◆ GIVEN INFORMATION

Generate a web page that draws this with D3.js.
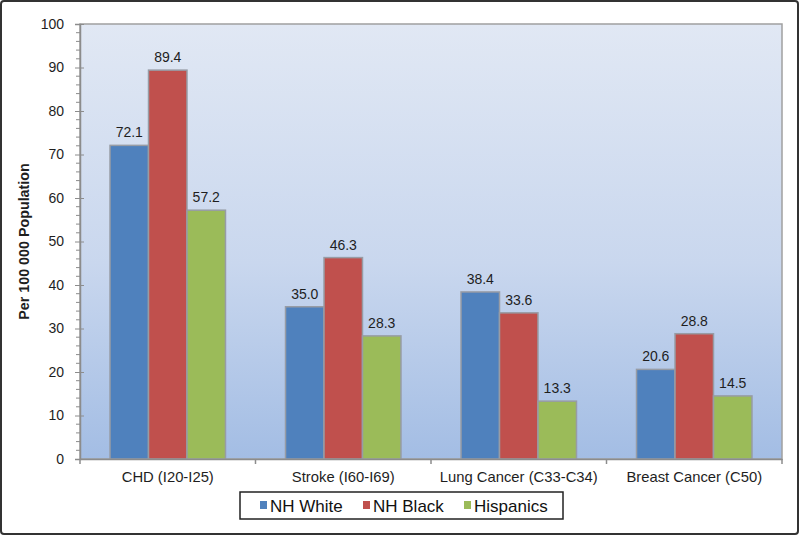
<!DOCTYPE html>
<html>
<head>
<meta charset="utf-8">
<script src="https://cdn.jsdelivr.net/npm/d3@7"></script>
<style>
html,body{margin:0;padding:0;background:#fff;}
svg{display:block;font-family:"Liberation Sans",Arial,sans-serif;}
</style>
</head>
<body>
<svg id="chart" width="800" height="537"></svg>
<script>
const categories = ["CHD (I20-I25)", "Stroke (I60-I69)", "Lung Cancer (C33-C34)", "Breast Cancer (C50)"];
const seriesNames = ["NH White", "NH Black", "Hispanics"];
const nhWhite = [72.1, 35.0, 38.4, 20.6];
const nhBlack = [89.4, 46.3, 33.6, 28.8];
const hispanics = [57.2, 28.3, 13.3, 14.5];
const colors = ["#4f81bd", "#c0504d", "#9bbb59"];
const yTicks = [0, 10, 20, 30, 40, 50, 60, 70, 80, 90, 100];
const yLabel = "Per 100 000 Population";

const seriesValues = [nhWhite, nhBlack, hispanics];
const svg = d3.select("#chart");

// outer frame
svg.append("rect").attr("x", 1).attr("y", 1).attr("width", 797).attr("height", 533)
  .attr("rx", 3).attr("fill", "#fff").attr("stroke", "#333").attr("stroke-width", 2);

const plot = {left: 80, right: 782, top: 24, bottom: 459};

const defs = svg.append("defs");
const grad = defs.append("linearGradient").attr("id", "bg").attr("x1", 0).attr("y1", 0).attr("x2", 0).attr("y2", 1);
grad.append("stop").attr("offset", "0%").attr("stop-color", "#e1e8f4");
grad.append("stop").attr("offset", "55%").attr("stop-color", "#c9d7ee");
grad.append("stop").attr("offset", "100%").attr("stop-color", "#a3bde4");

svg.append("rect").attr("x", plot.left).attr("y", plot.top)
  .attr("width", plot.right - plot.left).attr("height", plot.bottom - plot.top)
  .attr("fill", "url(#bg)").attr("stroke", "#a0a0a0").attr("stroke-width", 1.5);

const y = d3.scaleLinear().domain([0, 100]).range([plot.bottom, plot.top]);
const x0 = d3.scaleBand().domain(categories).range([plot.left, plot.right]).paddingInner(0).paddingOuter(0);
const x1 = d3.scaleBand().domain(seriesNames).range([0, x0.bandwidth()]).paddingInner(0).paddingOuter(0.78);

// bars
categories.forEach((cat, ci) => {
  const g = svg.append("g").attr("transform", `translate(${x0(cat)},0)`);
  seriesNames.forEach((s, si) => {
    const v = seriesValues[si][ci];
    g.append("rect").attr("x", x1(s)).attr("y", y(v))
      .attr("width", x1.bandwidth()).attr("height", y(0) - y(v))
      .attr("fill", colors[si]).attr("stroke", "#979ca5").attr("stroke-width", 1.5);
    g.append("text").attr("x", x1(s) + x1.bandwidth() / 2).attr("y", y(v) - 8)
      .attr("text-anchor", "middle").attr("font-size", 14).attr("fill", "#1e1e1e")
      .text(v.toFixed(1));
  });
});

// y axis
const yAxis = d3.axisLeft(y).tickValues(yTicks).tickSize(5).tickPadding(11).tickFormat(d3.format("d"));
const yg = svg.append("g").attr("transform", `translate(${plot.left},0)`).call(yAxis);
yg.select(".domain").attr("stroke", "#8c8c8c").attr("stroke-width", 1.5);
yg.selectAll(".tick line").attr("stroke", "#8c8c8c").attr("x2", -5).attr("x1", 4);
yg.selectAll(".tick text").attr("font-size", 14).attr("fill", "#1e1e1e").attr("font-family", "Liberation Sans, Arial, sans-serif");
// minor ticks
const minor = d3.range(0, 101, 2).filter(d => d % 10 !== 0);
svg.append("g").selectAll("line").data(minor).join("line")
  .attr("x1", plot.left - 4).attr("x2", plot.left).attr("y1", d => y(d)).attr("y2", d => y(d))
  .attr("stroke", "#8c8c8c").attr("stroke-width", 1);

// x axis
const xg = svg.append("g").attr("transform", `translate(0,${plot.bottom})`)
  .call(d3.axisBottom(x0).tickSize(0).tickPadding(12));
xg.select(".domain").attr("stroke", "#8c8c8c").attr("stroke-width", 1.5);
xg.selectAll(".tick text").attr("font-size", 14.8).attr("fill", "#1e1e1e").attr("font-family", "Liberation Sans, Arial, sans-serif");
const bounds = categories.map(c => x0(c)).concat([x0(categories[categories.length - 1]) + x0.bandwidth()]);
svg.append("g").selectAll("line").data(bounds).join("line")
  .attr("x1", d => d).attr("x2", d => d).attr("y1", plot.bottom).attr("y2", plot.bottom + 5)
  .attr("stroke", "#8c8c8c").attr("stroke-width", 1.5);

// y label
svg.append("text").attr("transform", `translate(29,${(plot.top + plot.bottom) / 2}) rotate(-90)`)
  .attr("text-anchor", "middle").attr("font-size", 14.3).attr("font-weight", "bold").attr("fill", "#1e1e1e")
  .text(yLabel);

// legend
const lg = svg.append("g");
lg.append("rect").attr("x", 240).attr("y", 492).attr("width", 323).attr("height", 27)
  .attr("fill", "#fff").attr("stroke", "#222").attr("stroke-width", 1.5);
const legendX = [260, 363, 464];
seriesNames.forEach((s, i) => {
  lg.append("rect").attr("x", legendX[i]).attr("y", 501).attr("width", 7).attr("height", 8).attr("fill", colors[i]);
  lg.append("text").attr("x", legendX[i] + 10).attr("y", 511.5).attr("font-size", 17).attr("fill", "#111").text(s);
});
</script>
</body>
</html>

◆ THE TASK
The data above needs to be retyped exactly, with the images left out.

◆ THE SOLUTION
Generate a web page that draws this with D3.js.
<!DOCTYPE html>
<html>
<head>
<meta charset="utf-8">
<script src="https://cdn.jsdelivr.net/npm/d3@7"></script>
<style>
html,body{margin:0;padding:0;background:#fff;}
svg{display:block;font-family:"Liberation Sans",Arial,sans-serif;}
</style>
</head>
<body>
<svg id="chart" width="800" height="537"></svg>
<script>
const categories = ["CHD (I20-I25)", "Stroke (I60-I69)", "Lung Cancer (C33-C34)", "Breast Cancer (C50)"];
const seriesNames = ["NH White", "NH Black", "Hispanics"];
const nhWhite = [72.1, 35.0, 38.4, 20.6];
const nhBlack = [89.4, 46.3, 33.6, 28.8];
const hispanics = [57.2, 28.3, 13.3, 14.5];
const colors = ["#4f81bd", "#c0504d", "#9bbb59"];
const yTicks = [0, 10, 20, 30, 40, 50, 60, 70, 80, 90, 100];
const yLabel = "Per 100 000 Population";

const seriesValues = [nhWhite, nhBlack, hispanics];
const svg = d3.select("#chart");

// outer frame
svg.append("rect").attr("x", 1).attr("y", 1).attr("width", 797).attr("height", 533)
  .attr("rx", 3).attr("fill", "#fff").attr("stroke", "#333").attr("stroke-width", 2);

const plot = {left: 80, right: 782, top: 24, bottom: 459};

const defs = svg.append("defs");
const grad = defs.append("linearGradient").attr("id", "bg").attr("x1", 0).attr("y1", 0).attr("x2", 0).attr("y2", 1);
grad.append("stop").attr("offset", "0%").attr("stop-color", "#e1e8f4");
grad.append("stop").attr("offset", "55%").attr("stop-color", "#c9d7ee");
grad.append("stop").attr("offset", "100%").attr("stop-color", "#a3bde4");

svg.append("rect").attr("x", plot.left).attr("y", plot.top)
  .attr("width", plot.right - plot.left).attr("height", plot.bottom - plot.top)
  .attr("fill", "url(#bg)").attr("stroke", "#a0a0a0").attr("stroke-width", 1.5);

const y = d3.scaleLinear().domain([0, 100]).range([plot.bottom, plot.top]);
const x0 = d3.scaleBand().domain(categories).range([plot.left, plot.right]).paddingInner(0).paddingOuter(0);
const x1 = d3.scaleBand().domain(seriesNames).range([0, x0.bandwidth()]).paddingInner(0).paddingOuter(0.78);

// bars
categories.forEach((cat, ci) => {
  const g = svg.append("g").attr("transform", `translate(${x0(cat)},0)`);
  seriesNames.forEach((s, si) => {
    const v = seriesValues[si][ci];
    g.append("rect").attr("x", x1(s)).attr("y", y(v))
      .attr("width", x1.bandwidth()).attr("height", y(0) - y(v))
      .attr("fill", colors[si]).attr("stroke", "#979ca5").attr("stroke-width", 1.5);
    g.append("text").attr("x", x1(s) + x1.bandwidth() / 2).attr("y", y(v) - 8)
      .attr("text-anchor", "middle").attr("font-size", 14).attr("fill", "#1e1e1e")
      .text(v.toFixed(1));
  });
});

// y axis
const yAxis = d3.axisLeft(y).tickValues(yTicks).tickSize(5).tickPadding(11).tickFormat(d3.format("d"));
const yg = svg.append("g").attr("transform", `translate(${plot.left},0)`).call(yAxis);
yg.select(".domain").attr("stroke", "#8c8c8c").attr("stroke-width", 1.5);
yg.selectAll(".tick line").attr("stroke", "#8c8c8c").attr("x2", -5).attr("x1", 4);
yg.selectAll(".tick text").attr("font-size", 14).attr("fill", "#1e1e1e").attr("font-family", "Liberation Sans, Arial, sans-serif");
// minor ticks
const minor = d3.range(0, 101, 2).filter(d => d % 10 !== 0);
svg.append("g").selectAll("line").data(minor).join("line")
  .attr("x1", plot.left - 4).attr("x2", plot.left).attr("y1", d => y(d)).attr("y2", d => y(d))
  .attr("stroke", "#8c8c8c").attr("stroke-width", 1);

// x axis
const xg = svg.append("g").attr("transform", `translate(0,${plot.bottom})`)
  .call(d3.axisBottom(x0).tickSize(0).tickPadding(12));
xg.select(".domain").attr("stroke", "#8c8c8c").attr("stroke-width", 1.5);
xg.selectAll(".tick text").attr("font-size", 14.8).attr("fill", "#1e1e1e").attr("font-family", "Liberation Sans, Arial, sans-serif");
const bounds = categories.map(c => x0(c)).concat([x0(categories[categories.length - 1]) + x0.bandwidth()]);
svg.append("g").selectAll("line").data(bounds).join("line")
  .attr("x1", d => d).attr("x2", d => d).attr("y1", plot.bottom).attr("y2", plot.bottom + 5)
  .attr("stroke", "#8c8c8c").attr("stroke-width", 1.5);

// y label
svg.append("text").attr("transform", `translate(29,${(plot.top + plot.bottom) / 2}) rotate(-90)`)
  .attr("text-anchor", "middle").attr("font-size", 14.3).attr("font-weight", "bold").attr("fill", "#1e1e1e")
  .text(yLabel);

// legend
const lg = svg.append("g");
lg.append("rect").attr("x", 240).attr("y", 492).attr("width", 323).attr("height", 27)
  .attr("fill", "#fff").attr("stroke", "#222").attr("stroke-width", 1.5);
const legendX = [260, 363, 464];
seriesNames.forEach((s, i) => {
  lg.append("rect").attr("x", legendX[i]).attr("y", 501).attr("width", 7).attr("height", 8).attr("fill", colors[i]);
  lg.append("text").attr("x", legendX[i] + 10).attr("y", 511.5).attr("font-size", 17).attr("fill", "#111").text(s);
});
</script>
</body>
</html>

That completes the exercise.